# Dataset extract

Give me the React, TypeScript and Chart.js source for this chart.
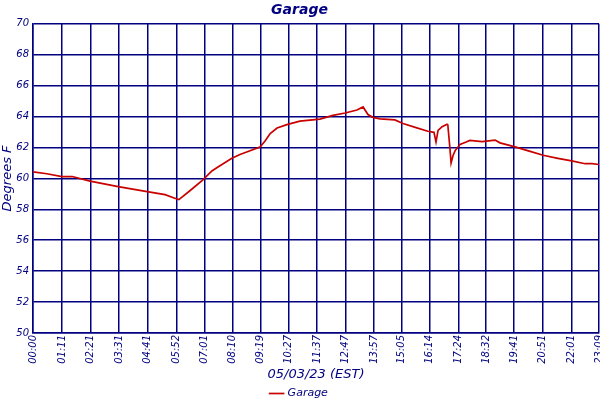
import React, { useEffect, useRef } from "react";
import { Chart, registerables } from "chart.js";

Chart.register(...registerables);

// minutes since 00:00
const minutes = [
  0, 34, 71, 96, 140, 209, 280, 324, 348, 358, 385, 417, 439, 452, 488, 508, 557, 569, 582, 599,
  623, 655, 704, 736, 766, 795, 810, 822, 834, 852, 888, 908, 942, 969, 984, 989, 994, 1004, 1016,
  1018, 1023, 1026, 1031, 1036, 1048, 1063, 1072, 1102, 1134, 1146, 1183, 1220, 1252, 1288, 1322,
  1355, 1372, 1389,
];
const temps = [
  60.42, 60.3, 60.12, 60.12, 59.82, 59.47, 59.15, 58.95, 58.72, 58.63, 59.2, 59.9, 60.48, 60.7,
  61.3, 61.55, 62.03, 62.4, 62.9, 63.26, 63.48, 63.7, 63.83, 64.08, 64.23, 64.42, 64.62, 64.13,
  63.95, 63.85, 63.78, 63.55, 63.27, 63.05, 62.98, 62.35, 63.1, 63.35, 63.5, 63.45, 62.0, 61.0,
  61.5, 61.8, 62.2, 62.35, 62.46, 62.38, 62.48, 62.3, 62.04, 61.75, 61.5, 61.3, 61.13, 60.95,
  60.95, 60.9,
];
const tickLabels = [
  "00:00", "01:11", "02:21", "03:31", "04:41", "05:52", "07:01", "08:10", "09:19", "10:27",
  "11:37", "12:47", "13:57", "15:05", "16:14", "17:24", "18:32", "19:41", "20:51", "22:01", "23:09",
];
const tickMinutes = [
  0, 71, 141, 211, 281, 352, 421, 490, 559, 627, 697, 767, 837, 905, 974, 1044, 1112, 1181, 1251,
  1321, 1389,
];
const seriesName = "Garage";
const titleText = "Garage";
const xTitle = "05/03/23 (EST)";
const yTitle = "Degrees F";

const NAVY = "#000080";
const FONT = "'DejaVu Sans', Verdana, sans-serif";

const legendFix = {
  id: "legendFix",
  beforeLayout(chart: any) {
    const lg = chart.legend;
    if (lg && !lg.__patched) {
      const orig = lg.fit;
      lg.fit = function () {
        orig.call(this);
        this.height = 12;
      };
      lg.__patched = true;
    }
  },
};

export default function App() {
  const ref = useRef<HTMLCanvasElement | null>(null);
  useEffect(() => {
    if (!ref.current) return;
    const chart = new Chart(ref.current, {
      type: "line",
      data: {
        datasets: [
          {
            label: seriesName,
            data: minutes.map((m, i) => ({ x: m, y: temps[i] })),
            borderColor: "#c80000",
            backgroundColor: "#c80000",
            borderWidth: 1.7,
            pointRadius: 0,
            tension: 0,
          },
        ],
      },
      plugins: [legendFix],
      options: {
        animation: false,
        responsive: false,
        maintainAspectRatio: false,
        layout: { padding: { left: 0, right: 1, top: 0, bottom: 0 } },
        plugins: {
          title: {
            display: true,
            text: titleText,
            color: NAVY,
            font: { family: FONT, size: 14, weight: "bold", style: "italic" },
            padding: { top: 2, bottom: 5 },
          },
          legend: {
            position: "bottom",
            labels: {
              usePointStyle: true,
              pointStyle: "line",
              boxWidth: 12,
              color: NAVY,
              font: { family: FONT, size: 11, style: "italic" },
              padding: 0,
            },
          },
          tooltip: { enabled: false },
        },
        scales: {
          x: {
            type: "linear",
            min: 0,
            max: 1389,
            afterBuildTicks: (scale: any) => {
              scale.ticks = tickMinutes.map((v) => ({ value: v }));
            },
            afterFit: (scale: any) => {
              scale.height = 55;
              scale.paddingLeft = 0;
              scale.paddingRight = 0;
            },
            ticks: {
              autoSkip: false,
              maxRotation: 90,
              minRotation: 90,
              padding: 2,
              color: NAVY,
              font: { family: FONT, size: 10, style: "italic" },
              callback: (v: any) => {
                const i = tickMinutes.indexOf(Number(v));
                return i >= 0 ? tickLabels[i] : "";
              },
            },
            grid: { color: NAVY, lineWidth: 1.5, drawTicks: false },
            border: { color: NAVY, width: 1.5 },
            title: {
              display: true,
              text: xTitle,
              color: NAVY,
              font: { family: FONT, size: 13, style: "italic" },
              padding: { top: 0, bottom: 6 },
            },
          },
          y: {
            min: 50,
            max: 70,
            afterFit: (scale: any) => {
              scale.width = 33;
            },
            ticks: {
              stepSize: 2,
              padding: 4,
              color: NAVY,
              font: { family: FONT, size: 10, style: "italic" },
            },
            grid: { color: NAVY, lineWidth: 1.5, drawTicks: false },
            border: { color: NAVY, width: 1.5 },
            title: {
              display: true,
              text: yTitle,
              color: NAVY,
              font: { family: FONT, size: 13, style: "italic" },
              padding: 0,
            },
          },
        },
      },
    });
    return () => chart.destroy();
  }, []);
  return (
    <div style={{ position: "fixed", left: 0, top: 0, width: 600, height: 400, background: "#fff" }}>
      <canvas ref={ref} width={600} height={400} style={{ width: 600, height: 400 }} />
    </div>
  );
}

# Written problem
Reproduce the data above word for word from its first line through the line that holds "Chart.register(...registerables);", both ends included; skip pictures.

# Complete answer
Give me the React, TypeScript and Chart.js source for this chart.
import React, { useEffect, useRef } from "react";
import { Chart, registerables } from "chart.js";

Chart.register(...registerables);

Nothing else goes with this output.